**EXERCISE TASK**.
Look through the entries below and report how many lines hold the string "script". Only the number is wanted.

**MATERIAL**.

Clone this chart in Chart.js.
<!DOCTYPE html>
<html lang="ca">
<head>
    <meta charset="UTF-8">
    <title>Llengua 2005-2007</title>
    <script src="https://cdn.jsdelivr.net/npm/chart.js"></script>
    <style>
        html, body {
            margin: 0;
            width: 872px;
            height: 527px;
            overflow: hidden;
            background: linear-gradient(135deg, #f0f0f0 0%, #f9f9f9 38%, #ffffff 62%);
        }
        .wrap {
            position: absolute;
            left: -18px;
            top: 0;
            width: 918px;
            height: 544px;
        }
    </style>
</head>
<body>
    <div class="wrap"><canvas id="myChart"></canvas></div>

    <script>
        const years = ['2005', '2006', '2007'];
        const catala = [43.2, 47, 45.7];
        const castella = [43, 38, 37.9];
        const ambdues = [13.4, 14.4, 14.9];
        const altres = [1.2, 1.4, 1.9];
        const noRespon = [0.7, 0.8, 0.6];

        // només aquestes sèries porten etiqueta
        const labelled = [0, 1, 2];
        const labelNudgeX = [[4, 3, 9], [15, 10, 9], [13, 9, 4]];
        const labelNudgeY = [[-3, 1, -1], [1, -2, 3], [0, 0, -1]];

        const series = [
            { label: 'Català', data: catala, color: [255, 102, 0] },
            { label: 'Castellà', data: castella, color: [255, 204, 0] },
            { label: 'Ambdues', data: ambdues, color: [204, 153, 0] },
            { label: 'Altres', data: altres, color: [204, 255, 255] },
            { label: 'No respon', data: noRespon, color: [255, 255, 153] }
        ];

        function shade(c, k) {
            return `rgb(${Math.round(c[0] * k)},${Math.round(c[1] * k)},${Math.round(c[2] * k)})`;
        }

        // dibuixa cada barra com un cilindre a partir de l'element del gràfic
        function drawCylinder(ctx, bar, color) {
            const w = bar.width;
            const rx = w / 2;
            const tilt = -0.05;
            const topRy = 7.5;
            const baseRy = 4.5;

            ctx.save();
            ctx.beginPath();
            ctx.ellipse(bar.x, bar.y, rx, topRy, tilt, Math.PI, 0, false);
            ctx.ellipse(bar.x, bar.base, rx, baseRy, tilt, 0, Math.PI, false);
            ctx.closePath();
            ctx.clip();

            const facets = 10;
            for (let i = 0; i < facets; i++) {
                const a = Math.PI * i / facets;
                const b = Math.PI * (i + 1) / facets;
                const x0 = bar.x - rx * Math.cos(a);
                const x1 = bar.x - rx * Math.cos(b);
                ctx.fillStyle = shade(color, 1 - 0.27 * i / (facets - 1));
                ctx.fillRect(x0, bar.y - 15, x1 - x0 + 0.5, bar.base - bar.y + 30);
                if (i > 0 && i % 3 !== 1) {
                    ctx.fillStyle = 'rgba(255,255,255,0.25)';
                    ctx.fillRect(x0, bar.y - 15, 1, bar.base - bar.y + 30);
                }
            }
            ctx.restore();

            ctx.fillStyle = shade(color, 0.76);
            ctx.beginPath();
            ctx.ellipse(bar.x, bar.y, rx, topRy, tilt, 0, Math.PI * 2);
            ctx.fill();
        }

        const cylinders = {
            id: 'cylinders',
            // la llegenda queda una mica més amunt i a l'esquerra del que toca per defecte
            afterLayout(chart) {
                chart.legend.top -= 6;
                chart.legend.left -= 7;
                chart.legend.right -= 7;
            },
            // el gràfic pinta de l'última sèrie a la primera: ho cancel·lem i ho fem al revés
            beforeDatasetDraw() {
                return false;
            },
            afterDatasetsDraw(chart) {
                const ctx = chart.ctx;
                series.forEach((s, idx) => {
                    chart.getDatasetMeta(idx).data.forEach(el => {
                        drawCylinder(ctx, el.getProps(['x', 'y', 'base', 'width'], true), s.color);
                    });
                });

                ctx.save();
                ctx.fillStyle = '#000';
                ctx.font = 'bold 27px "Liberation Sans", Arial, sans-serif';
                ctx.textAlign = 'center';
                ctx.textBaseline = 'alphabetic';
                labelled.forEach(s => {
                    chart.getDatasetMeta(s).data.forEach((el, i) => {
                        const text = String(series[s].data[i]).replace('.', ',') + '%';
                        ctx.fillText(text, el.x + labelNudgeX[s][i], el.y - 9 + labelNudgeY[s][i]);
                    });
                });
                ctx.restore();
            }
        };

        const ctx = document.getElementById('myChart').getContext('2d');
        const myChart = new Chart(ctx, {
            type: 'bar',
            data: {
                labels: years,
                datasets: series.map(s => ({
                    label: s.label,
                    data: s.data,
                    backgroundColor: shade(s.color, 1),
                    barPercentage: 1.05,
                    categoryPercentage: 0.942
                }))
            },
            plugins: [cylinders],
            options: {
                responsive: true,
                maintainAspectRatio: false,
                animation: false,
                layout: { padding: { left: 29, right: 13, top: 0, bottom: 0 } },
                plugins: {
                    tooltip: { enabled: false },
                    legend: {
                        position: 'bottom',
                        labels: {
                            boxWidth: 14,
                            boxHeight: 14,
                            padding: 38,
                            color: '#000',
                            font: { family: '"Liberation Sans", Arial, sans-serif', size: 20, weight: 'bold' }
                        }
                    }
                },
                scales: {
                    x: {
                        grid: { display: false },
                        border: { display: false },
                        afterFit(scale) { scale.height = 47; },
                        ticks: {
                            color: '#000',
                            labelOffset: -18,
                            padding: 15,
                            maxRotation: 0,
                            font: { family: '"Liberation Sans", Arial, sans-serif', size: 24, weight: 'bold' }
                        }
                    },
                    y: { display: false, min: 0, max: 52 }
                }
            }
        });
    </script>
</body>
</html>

--

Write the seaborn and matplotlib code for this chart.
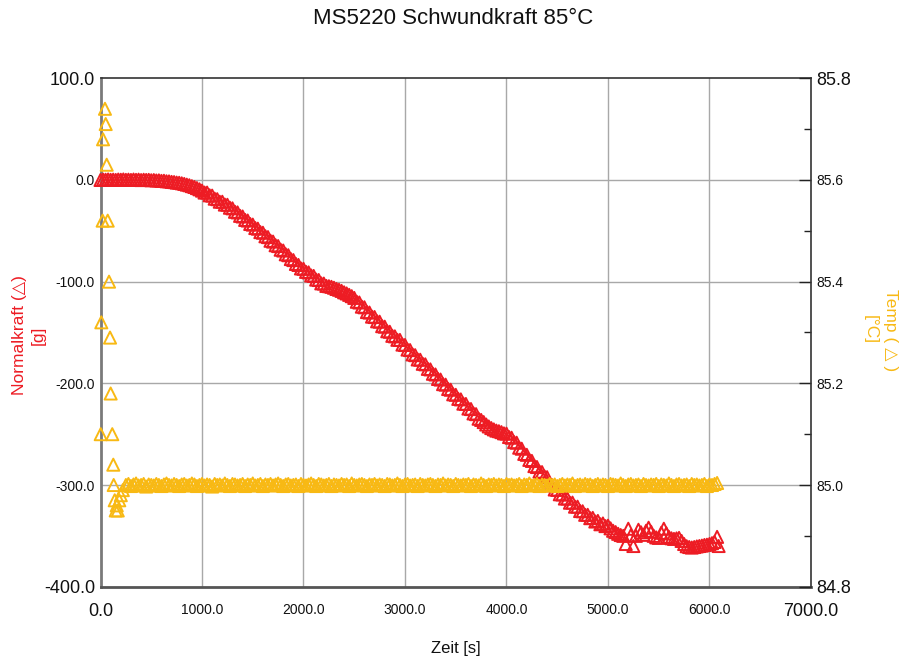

==

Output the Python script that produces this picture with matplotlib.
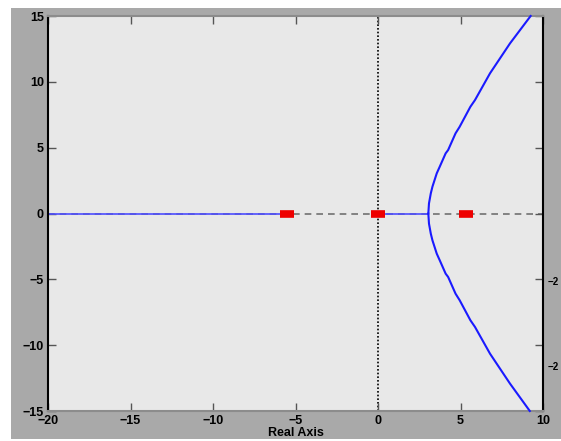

**REPLY**.
4